During spring practice Thompkins developed a rapport with Cincinnati quarterback Zach Collaros, whose style and abilities are similar to Simms'. Tennessee, however, had yet to release Thompkins from his letter of intent. Thompkins appealed to the NCAA committee that presides over such matters, and on Aug. 9 Thompkins was ruled ineligible for the 2010 season. Because of the circumstances, the NCAA mercifully ruled that Thompkins' year on the sideline would not cost him a year of eligibility. He has two years remaining.

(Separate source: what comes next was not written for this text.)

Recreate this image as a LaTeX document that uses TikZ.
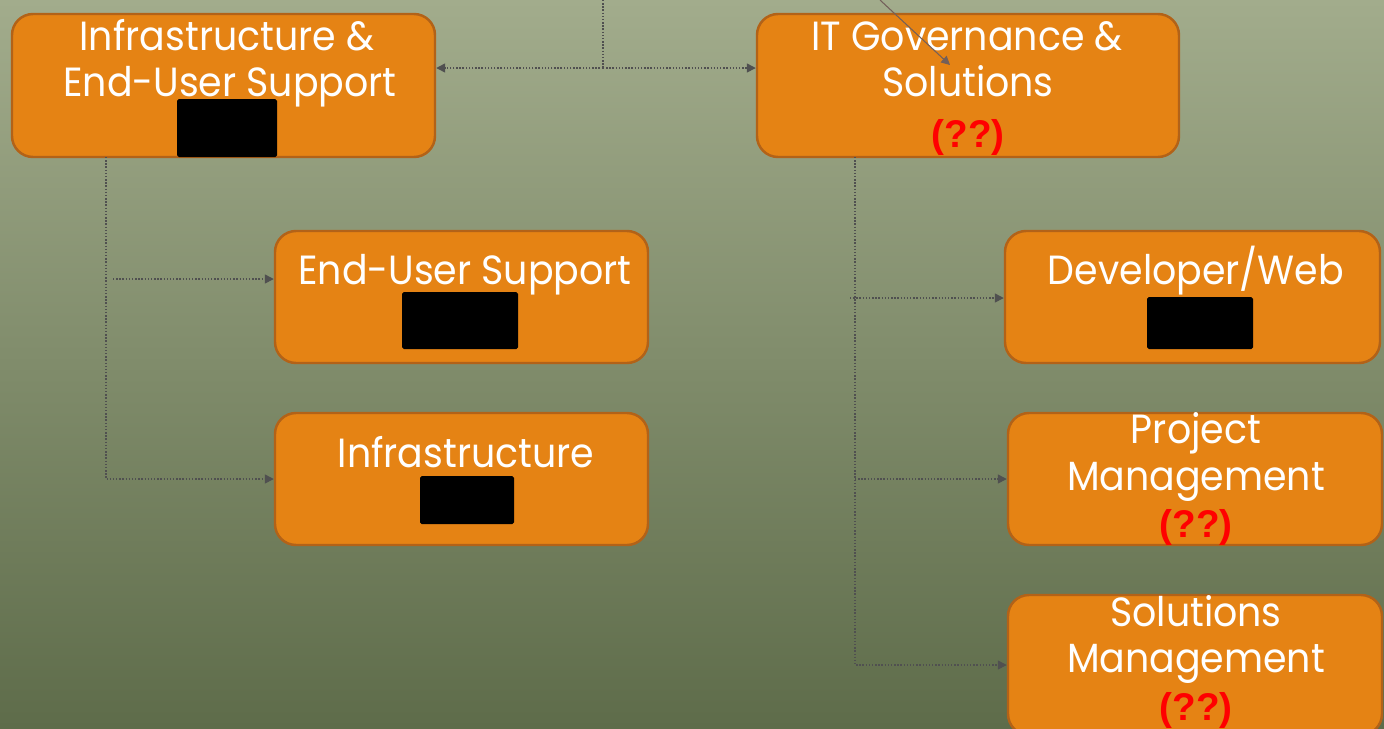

It's not clear what Tennessee stood to gain by declining to release Thompkins (Tennessee athletics officials did not respond to requests for comment), but in the wake of their decision a troubling irony remains: football saved Thompkins, but now that he's found a home, he can't play.
So it's Simms who's starting for Tennessee at quarterback on Saturday. The guy who had been promised number 1 by Kiffin will instead be wearing the red and black version worn last year by All-America Mardy Gilyard -- another Floridian who overcame a checkered past -- albeit solely on Cincinnati's practice field.
Another coincidence: Thompkins' roommate during fall practice was Bearcats receiver Vidal Hazelton, who knows plenty about Lane Kiffin and NCAA transfer rules. Hazelton played 11 games as a freshman at USC when Kiffin was the Trojans' offensive coordinator and receivers coach. He transferred to Cincinnati following his sophomore year and sat out last season per NCAA rules. Hazelton advised his roommate "to keep a positive attitude," Thompkins said. "He told me, 'The games fly by so fast, it'll be next season before you know it.'"
"I watched him to see how he'd react [to being declared ineligible]," Jones said. "He came out of it fully committed to our scout team ... He's been joking with Vidal that he's going to break his record as the alltime leading receiver in scout team history.
"What summarizes this thing best for me," Jones added, "is that Kenbrell came in and earned a 3.9 GPA here in his first term, taking all core classes."
The second game Thompkins will be eligible to play next fall is at Tennessee. He says it will be "just another game," but that it will be played beneath a skybox filled with administrators who didn't grant him a release, suggests otherwise. "I did everything I could have possibly done [to be eligible this fall]," Thompkins said. "One of the things I've learned is to let go of what I can't control. I feel like I'm at the perfect spot here with coach [Butch] Jones and his staff, even if I can't play this year. I just feel blessed to be part of this program."
"It'll be special to step on the field with him again," Simms said of their 2011 meeting. "We won't even have to say anything. I'm sure we'll just smile ...
"It'll be a little bittersweet because of what might have been, but at the same time it just shows that two guys from totally different backgrounds can come together and find their way and succeed, by finding each other."